Milli ve yerlilik bebek katili ve bölücü teröristler istedi diye "Ne mutlu Türküm" sözlerini sildirtmek, resmi kurumlarının tabelalarından "T.C" isimlerini kaldırmak ve milli bir şuurla yetiştirilmeye çalışan çocuklarımızı ota döndürmek için "Andımızı" yargıya taşıyarak yasaklanmasına sebep olmakta değildir. Cumhuriyetimizin kurucusunun resmini devlet madalyalarından kaldırmakta değildir. Gelecek seçimler için bir yerlere göz kıpmak, "Cuntacıların bak biz sağdan da soldan da idamlar yapıyoruz" dedikleri gibi bir yol izlemekte olmamalıdır. Eğer yargı kararı diyecekseniz, üç yıl önce aynı yargının verdiği kararla andımızın okullarda okutulması kararını tanımamakta değildir. Ayrıca "Varlığım Türk varlığına armağan olsun" sözünden adı milli olan bir bakanlık neden gocunurda yargıya gider, milli ve yerli olmak için mi? Olayın İstiklal Marşının kabulünün yıl dönümüne denk getirilerek verilen mesaj sıra İstiklal marşına geldi mesajımıdır? Reform reform deyip dururken, yoksa yarınlarda Anayasanın ilk dört maddesinin değiştirilmesi provalarımı yapılmaktadır? Bizim "Ne Mutlu Türküm" dememiz kimi neden rahatsız eder? Ne diyelim yani Arap'ım, İngiliz'im yoksa feslinin istediği gibi Yunan'ım mı diyelim? Kim ne düşünürse düşünsün yaradan beni Türk yaratmış Türk olarak öleceğim.

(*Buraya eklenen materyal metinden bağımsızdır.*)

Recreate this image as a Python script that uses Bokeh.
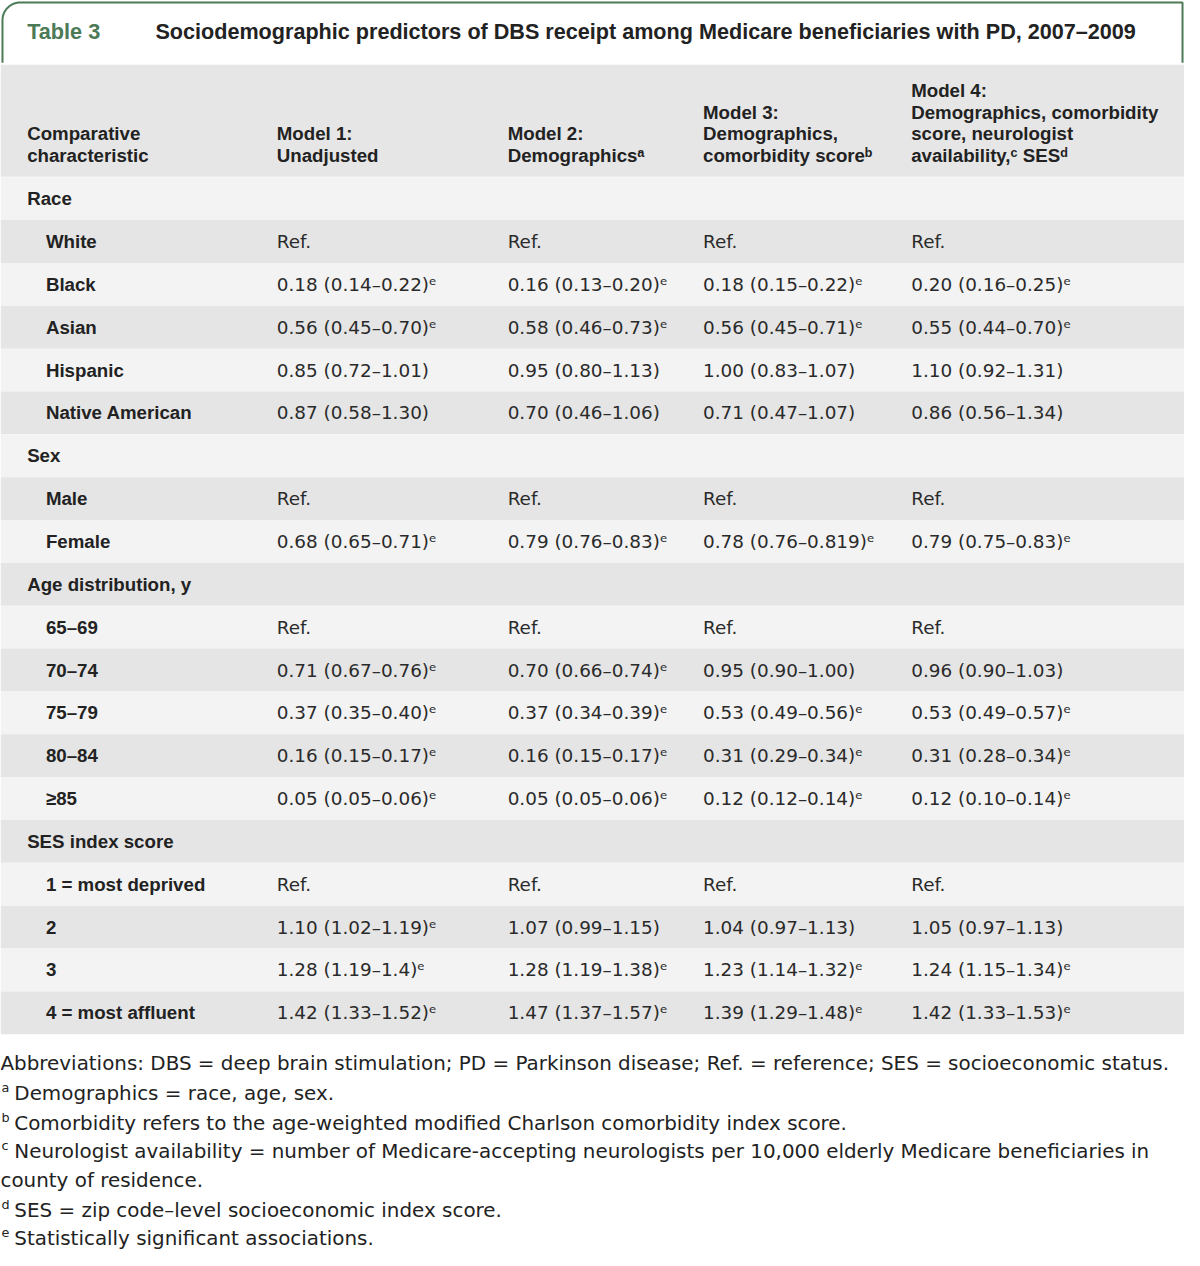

Hani iktidar anlıyoruz, Türklüğe ve Atatürk'e karşı bir antipatisi var. Ya siz Türk milliyetçilerinin oylarıyla meclise girip de bunların yapılmasına seyirci kalan siyasiler size ne demeli? Biz sizlere böylelerine payanda olun, değerlerimizi yok saymalarına karşı seyirci kalın diye mi oy verdik. Seçimi "Beka" meselesi görürken, değerlerimizin yok olmasına yardımcı olmakta mı yoksa bir "Beka" meselesi oluyor? Bizi yok sayıyorsunuz anladıkta Ruzili mahşerde bunu hesabını Allah'a nasıl vereceksiniz? Hele oraya gidinceye kadar düşünürüz diyorsanız, öncesinde sandık konunca Türk'üm diyenlere nasıl hesap vereceksiniz. O koltuklar sizi kurtaracak mı, yoksa kullanıldıktan sonra müsvedde kağıdı gibi bir taraflara savrulacak mısınız? Bizim duygularımızla ve inançlarımızla oynamanız sizleri hiç mi rahatsız etmiyor , iktidarın küçük ortakları partilerin liderleri olan Sayın Bahçeli ve Destici beyler? Konuşurken başkalarının kimin yanında olduğunu soruyorsunuz, peki sizler kimin ve neyin yanındasınız? Sizler yanlışa yanlış diyecek kadar cesur mu değilsiniz, yoksa çıkarınız galebemi çalıyor?. Sizlerinde büyük ortağınız gibi milli ve yerlilik anlayışınız aynımı? Beğenmediğimiz kırk ambardan oluşan ABD bile okullarında çocuklarına kendi milli şuurlarını vermek için marşlar okuturken, siz neden varlığım Türk varlığına armağan olsun sözünden korkarsınız. Korkmuyorsanız gereğini yapın. öyle suçu yargıya atarak ve susarak kurtaracağınızı sanıyorsanız yanıldığınızı göreceksiniz.